Occupying the Margins: Labour Integration and Social Exclusion in Artisanal Mining in Tanzania

Authors


  • This article is based on a study funded by the Department for International Development under its Knowledge and Research programme. Findings from this study are presented in Mwaipopo et al. (2005) and Ofei-Aboagye et al. (2004). I would like to thank my fellow researchers, and in particular Rosemarie Mwaipopo, for permission to re-analyse components of the qualitative data. I am grateful for comments on a draft of this article by Alberto Arce, Mary Ann Brocklesby, Gavin Hilson, and the anonymous referees of this journal. The opinions expressed and any errors are the sole responsibility of the author.

ABSTRACT

This article examines the marginal position of artisanal miners in sub-Saharan Africa, and considers how they are incorporated into mineral sector change in the context of institutional and legal integration. Taking the case of diamond and gold mining in Tanzania, the concept of social exclusion is used to explore the consequences of marginalization on people's access to mineral resources and ability to make a living from artisanal mining.
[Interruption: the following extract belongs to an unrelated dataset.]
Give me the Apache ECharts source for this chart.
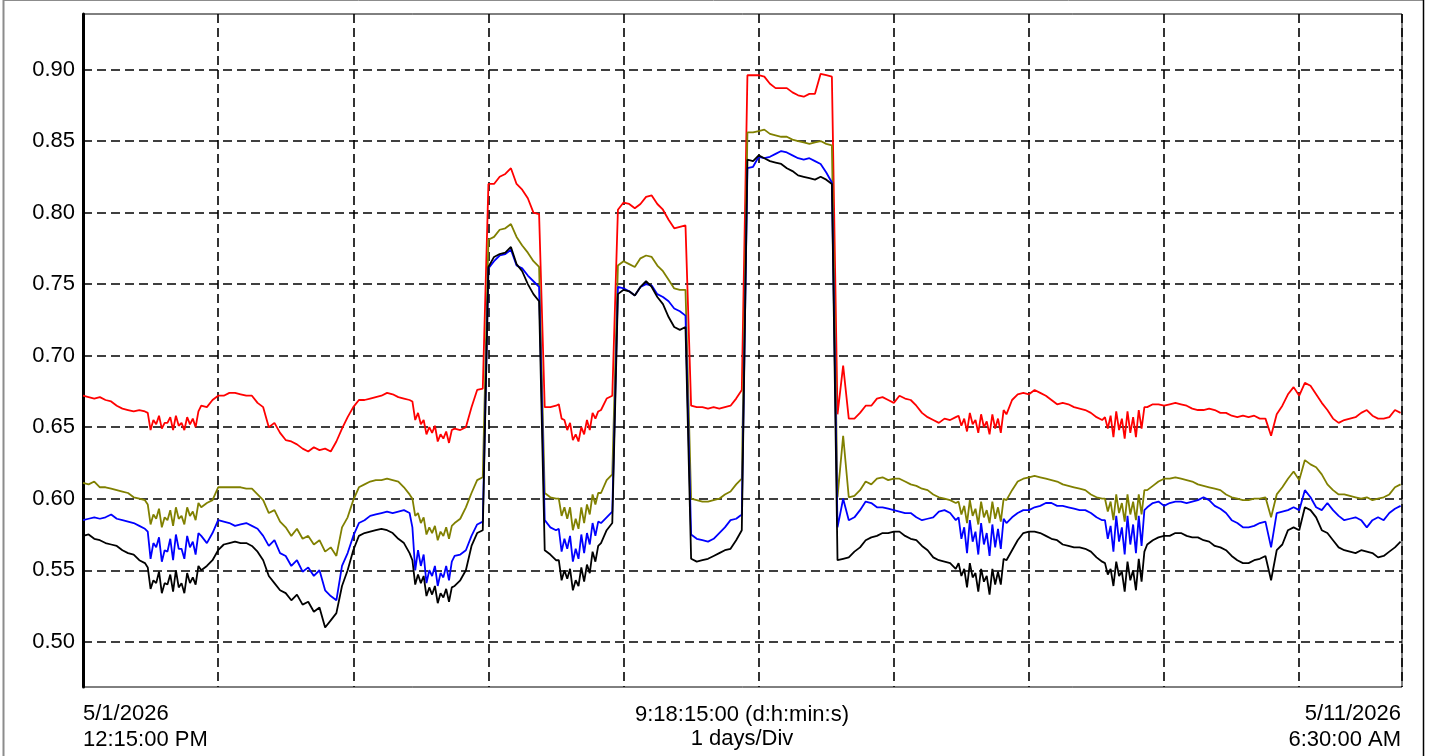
<!DOCTYPE html>
<html><head><meta charset="utf-8">
<script src="https://cdn.jsdelivr.net/npm/echarts@6/dist/echarts.min.js"></script>
<style>html,body{margin:0;padding:0;background:#fff;}#c{width:1431px;height:756px;}</style>
</head><body><div id="c"></div>
<script>
// hourly samples starting 5/1/2026 12:15:00 PM (hour 0)
const red = [
0.672,0.671,0.670,0.671,0.669,0.668,0.665,0.663,0.662,0.661,0.662,0.661,
0.648,0.652,0.649,0.653,0.648,0.651,0.648,0.652,0.650,0.665,0.664,0.669,
0.672,0.672,0.674,0.674,0.673,0.672,0.672,0.667,0.664,0.650,0.653,0.646,
0.641,0.640,0.638,0.635,0.633,0.636,0.634,0.635,0.633,0.640,0.649,0.657,
0.664,0.669,0.669,0.670,0.671,0.672,0.674,0.673,0.671,0.670,0.669,0.655,
0.652,0.645,0.646,0.640,0.642,0.639,0.649,0.648,0.650,0.664,0.676,0.677,
0.820,0.820,0.825,0.827,0.831,0.820,0.816,0.810,0.800,0.799,
0.664,0.664,0.665,0.656,0.648,0.641,0.640,0.645,0.648,0.656,0.662,0.670,0.672,
0.802,0.807,0.806,0.803,0.806,0.811,0.812,0.806,0.802,0.795,0.789,0.790,0.791,
0.665,0.664,0.664,0.663,0.664,0.663,0.664,0.665,0.670,0.676,
0.896,0.896,0.896,0.895,0.890,0.887,0.887,0.887,0.884,0.882,0.881,0.883,0.883,0.897,0.896,0.895,
0.659,0.693,0.656,0.656,0.660,0.665,0.665,0.670,0.671,0.669,0.667,0.672,
0.670,0.669,0.665,0.660,0.657,0.655,0.653,0.656,0.655,0.657,0.651,0.647,
0.652,0.646,0.650,0.645,0.649,0.646,0.659,0.669,0.673,0.674,0.673,0.676,
0.674,0.672,0.669,0.666,0.667,0.666,0.664,0.663,0.662,0.660,0.657,0.655,
0.649,0.643,0.648,0.642,0.646,0.643,0.649,0.664,0.666,0.666,0.665,0.666,
0.667,0.666,0.665,0.663,0.662,0.662,0.663,0.662,0.660,0.660,0.658,0.657,
0.658,0.657,0.658,0.656,0.656,0.644,0.659,0.665,0.673,0.678,0.672,0.681,
0.679,0.673,0.667,0.662,0.656,0.653,0.655,0.656,0.657,0.660,0.662,0.658,
0.656,0.656,0.657,0.662,0.660
];
const olive = [
0.611,0.610,0.612,0.608,0.608,0.607,0.606,0.605,0.604,0.601,0.600,0.599,
0.582,0.586,0.580,0.585,0.581,0.586,0.582,0.588,0.585,0.594,0.597,0.599,
0.608,0.608,0.608,0.608,0.608,0.607,0.607,0.603,0.599,0.590,0.592,0.584,
0.580,0.574,0.579,0.572,0.574,0.568,0.571,0.563,0.566,0.560,0.580,0.587,
0.599,0.608,0.610,0.612,0.613,0.613,0.614,0.613,0.612,0.608,0.603,0.588,
0.583,0.575,0.576,0.571,0.574,0.572,0.583,0.586,0.594,0.604,0.613,0.615,
0.781,0.783,0.788,0.789,0.792,0.783,0.777,0.772,0.766,0.762,
0.604,0.601,0.600,0.588,0.586,0.578,0.579,0.583,0.589,0.596,0.604,0.613,0.617,
0.763,0.766,0.764,0.762,0.768,0.770,0.769,0.763,0.759,0.753,0.747,0.746,0.746,
0.600,0.599,0.598,0.598,0.599,0.600,0.603,0.605,0.610,0.614,
0.856,0.856,0.857,0.858,0.855,0.854,0.853,0.853,0.851,0.850,0.849,0.848,0.849,0.850,0.848,0.847,
0.601,0.644,0.601,0.602,0.606,0.612,0.610,0.614,0.615,0.613,0.614,0.614,
0.612,0.610,0.609,0.607,0.606,0.603,0.601,0.600,0.599,0.597,0.589,0.583,
0.588,0.582,0.587,0.583,0.586,0.584,0.599,0.606,0.612,0.614,0.615,0.616,
0.615,0.614,0.613,0.612,0.610,0.609,0.608,0.607,0.606,0.603,0.601,0.600,
0.591,0.585,0.590,0.584,0.589,0.585,0.589,0.606,0.609,0.612,0.614,0.614,
0.615,0.614,0.613,0.612,0.610,0.609,0.608,0.607,0.606,0.603,0.601,0.600,
0.599,0.599,0.600,0.600,0.601,0.587,0.603,0.608,0.614,0.619,0.613,0.627,
0.624,0.622,0.617,0.610,0.606,0.603,0.603,0.602,0.601,0.600,0.601,0.599,
0.600,0.601,0.603,0.608,0.610
];
const blue = [
0.585,0.586,0.587,0.586,0.587,0.589,0.586,0.585,0.584,0.583,0.581,0.579,
0.558,0.566,0.556,0.563,0.557,0.565,0.558,0.566,0.561,0.574,0.569,0.576,
0.585,0.584,0.583,0.581,0.582,0.583,0.581,0.579,0.574,0.567,0.571,0.562,
0.560,0.553,0.557,0.549,0.552,0.546,0.550,0.536,0.532,0.529,0.553,0.562,
0.574,0.583,0.585,0.588,0.589,0.590,0.591,0.590,0.591,0.592,0.590,0.550,
0.553,0.541,0.546,0.539,0.545,0.543,0.560,0.561,0.564,0.574,0.582,0.584,
0.761,0.766,0.770,0.771,0.774,0.763,0.761,0.756,0.752,0.748,
0.585,0.580,0.578,0.563,0.565,0.556,0.558,0.562,0.568,0.574,0.583,0.587,0.591,
0.748,0.747,0.745,0.742,0.748,0.750,0.749,0.743,0.741,0.738,0.733,0.731,0.728,
0.575,0.572,0.571,0.570,0.572,0.576,0.580,0.585,0.586,0.589,
0.831,0.832,0.839,0.838,0.839,0.841,0.843,0.842,0.840,0.838,0.837,0.838,0.836,0.834,0.828,0.821,
0.580,0.600,0.585,0.587,0.592,0.598,0.597,0.594,0.594,0.593,0.592,0.591,
0.590,0.590,0.587,0.585,0.586,0.587,0.591,0.592,0.590,0.585,0.572,0.562,
0.570,0.561,0.568,0.560,0.566,0.565,0.583,0.587,0.590,0.592,0.592,0.594,
0.595,0.597,0.597,0.595,0.595,0.594,0.593,0.592,0.592,0.590,0.587,0.585,
0.572,0.563,0.570,0.561,0.568,0.562,0.567,0.594,0.597,0.598,0.595,0.597,
0.598,0.598,0.597,0.598,0.599,0.601,0.599,0.595,0.593,0.590,0.585,0.583,
0.580,0.580,0.581,0.583,0.584,0.566,0.590,0.591,0.592,0.594,0.592,0.606,
0.601,0.594,0.592,0.597,0.592,0.588,0.585,0.586,0.587,0.585,0.580,0.585,
0.587,0.585,0.590,0.593,0.595
];
const black = [
0.574,0.575,0.572,0.571,0.569,0.568,0.567,0.564,0.562,0.561,0.557,0.555,
0.537,0.541,0.534,0.540,0.535,0.538,0.534,0.541,0.540,0.550,0.553,0.557,
0.564,0.568,0.569,0.570,0.569,0.569,0.567,0.563,0.557,0.546,0.541,0.536,
0.534,0.529,0.533,0.526,0.528,0.521,0.524,0.510,0.515,0.520,0.539,0.550,
0.564,0.574,0.576,0.577,0.578,0.579,0.578,0.576,0.572,0.569,0.562,0.540,
0.541,0.532,0.533,0.527,0.531,0.528,0.539,0.543,0.550,0.567,0.576,0.578,
0.762,0.769,0.771,0.772,0.776,0.764,0.759,0.750,0.743,0.738,
0.564,0.561,0.557,0.543,0.544,0.536,0.539,0.542,0.548,0.556,0.569,0.578,0.583,
0.743,0.746,0.745,0.742,0.748,0.752,0.748,0.741,0.736,0.727,0.720,0.718,0.720,
0.558,0.556,0.557,0.558,0.560,0.562,0.564,0.565,0.571,0.578,
0.837,0.836,0.840,0.838,0.836,0.835,0.834,0.831,0.829,0.826,0.825,0.824,0.823,0.825,0.823,0.820,
0.557,0.558,0.559,0.563,0.566,0.571,0.573,0.574,0.576,0.576,0.577,0.577,
0.574,0.572,0.571,0.567,0.564,0.559,0.557,0.556,0.555,0.551,0.546,0.538,
0.545,0.535,0.542,0.533,0.540,0.540,0.557,0.564,0.571,0.576,0.577,0.577,
0.576,0.574,0.572,0.571,0.568,0.567,0.566,0.566,0.565,0.563,0.559,0.556,
0.547,0.539,0.546,0.535,0.543,0.536,0.542,0.568,0.571,0.573,0.574,0.574,
0.576,0.576,0.574,0.573,0.573,0.571,0.570,0.567,0.566,0.564,0.560,0.557,
0.555,0.555,0.557,0.558,0.560,0.543,0.564,0.568,0.578,0.580,0.578,0.594,
0.592,0.587,0.578,0.576,0.571,0.566,0.564,0.563,0.562,0.564,0.563,0.562,
0.559,0.560,0.563,0.566,0.570
];
// extra half-hour samples in the noisy stretches (start hour of each stretch, then one value per hour)
const fineStarts = [11.5, 58.5, 84.5, 155.5, 181.5];
const redFine = [
 [0.660,0.655,0.658,0.653,0.657,0.658,0.653,0.657,0.656,0.661],
 [0.668,0.660,0.655,0.650,0.651,0.645,0.647,0.648],
 [0.666,0.655,0.653,0.645,0.650,0.655,0.660,0.661],
 [0.658,0.656,0.660,0.655,0.659,0.654,0.659,0.656,0.662],
 [0.657,0.658,0.661,0.656,0.661,0.657,0.662,0.664]
];
const oliveFine = [
 [0.596,0.589,0.593,0.587,0.592,0.594,0.588,0.594,0.591,0.597],
 [0.600,0.590,0.587,0.580,0.581,0.577,0.580,0.581],
 [0.600,0.594,0.594,0.586,0.594,0.596,0.603,0.604],
 [0.598,0.595,0.599,0.593,0.598,0.592,0.598,0.594,0.600],
 [0.600,0.598,0.603,0.597,0.603,0.598,0.603,0.606]
];
const blueFine = [
 [0.577,0.569,0.573,0.564,0.572,0.575,0.565,0.574,0.570,0.576],
 [0.580,0.564,0.561,0.550,0.553,0.548,0.553,0.556],
 [0.579,0.572,0.574,0.565,0.575,0.576,0.583,0.584],
 [0.587,0.580,0.585,0.577,0.583,0.576,0.582,0.579,0.586],
 [0.585,0.581,0.588,0.580,0.588,0.582,0.588,0.592]
];
const blackFine = [
 [0.552,0.543,0.549,0.541,0.547,0.550,0.541,0.548,0.545,0.553],
 [0.557,0.547,0.546,0.538,0.539,0.534,0.537,0.538],
 [0.557,0.550,0.551,0.543,0.552,0.554,0.563,0.567],
 [0.555,0.551,0.555,0.548,0.551,0.546,0.551,0.549,0.558],
 [0.555,0.551,0.556,0.549,0.556,0.550,0.558,0.563]
];
const yTicks = [0.50,0.55,0.60,0.65,0.70,0.75,0.80,0.85,0.90];
const startLabel = ['5/1/2026','12:15:00 PM'];
const midLabel = ['9:18:15:00 (d:h:min:s)','1 days/Div'];
const endLabel = ['5/11/2026','6:30:00 AM'];
const spanHours = 234.25, stepHours = 1, divHours = 24;
const yMin = 0.4684, yMax = 0.9388;

const FONT = '"Liberation Sans", Arial, sans-serif';
const gridDash = {color:'#000', width:1.6, type:[9,5]};
function build(hourly, fine){
  const d = hourly.map((v,i)=>[i*stepHours, v]);
  fine.forEach((seg,r)=>seg.forEach((v,k)=>d.push([fineStarts[r]+k*stepHours, v])));
  d.sort((a,b)=>a[0]-b[0]);
  return d;
}
function line(name, color, hourly, fine, z){
  return {name, type:'line', data: build(hourly, fine), symbol:'none', showSymbol:false,
    lineStyle:{color, width:1.8}, itemStyle:{color}, z, animation:false, silent:true};
}
function txt(x, y, s, align){
  return {type:'text', x, y, silent:true, style:{text:s, font:'22px '+FONT, fill:'#000',
    align, textAlign:align, verticalAlign:'middle', textVerticalAlign:'middle'}};
}
const chart = echarts.init(document.getElementById('c'));
chart.setOption({
  animation:false,
  backgroundColor:'#fff',
  grid:{left:83, top:14, right:29, bottom:69, show:true, borderColor:'#000', borderWidth:1, backgroundColor:'#fff'},
  xAxis:{type:'value', min:0, max:spanHours, interval:divHours,
    axisLine:{show:false}, axisTick:{show:false}, axisLabel:{show:false},
    splitLine:{show:true, lineStyle:gridDash}},
  yAxis:{type:'value', min:yMin, max:yMax,
    axisLine:{show:true, lineStyle:{color:'#000', width:3}},
    axisTick:{show:false, customValues:yTicks},
    axisLabel:{show:true, customValues:yTicks, formatter:v=>Number(v).toFixed(2), color:'#000', fontSize:22, fontFamily:FONT, margin:8},
    splitLine:{show:true, lineStyle:gridDash}},
  series:[
    line('red','#ff0000',red,redFine,2),
    line('olive','#808000',olive,oliveFine,3),
    line('blue','#0000ff',blue,blueFine,4),
    line('black','#000000',black,blackFine,5)
  ],
  graphic:[
    {type:'line', silent:true, shape:{x1:3.5,y1:0,x2:3.5,y2:756}, style:{stroke:'#8c8c8c', lineWidth:2}},
    {type:'line', silent:true, shape:{x1:3,y1:0.5,x2:1424,y2:0.5}, style:{stroke:'#8c8c8c', lineWidth:1}},
    {type:'line', silent:true, shape:{x1:1423.5,y1:0,x2:1423.5,y2:756}, style:{stroke:'#000', lineWidth:1.5}},
    txt(83, 714, startLabel[0], 'left'),
    txt(83, 740, startLabel[1], 'left'),
    txt(742, 715, midLabel[0], 'center'),
    txt(742, 739, midLabel[1], 'center'),
    txt(1401, 714, endLabel[0], 'right'),
    txt(1401, 740, endLabel[1], 'right')
  ]
});
</script></body></html>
Because existing inequalities and forms of discrimination are ignored by the Tanzanian state, the institutionalization of mineral titles conceals social and power relations that perpetuate highly unequal access to resources. The article highlights the complexity of these processes, and shows that while legal integration can benefit certain wealthier categories of people, who fit into the model of an ‘entrepreneurial small-scale miner’, for others adverse incorporation contributes to socio-economic dependence, exploitation and insecurity. For the issue of marginality to be addressed within integration processes, the existence of local forms of organization, institutions and relationships, which underpin inequalities and discrimination, need to be recognized.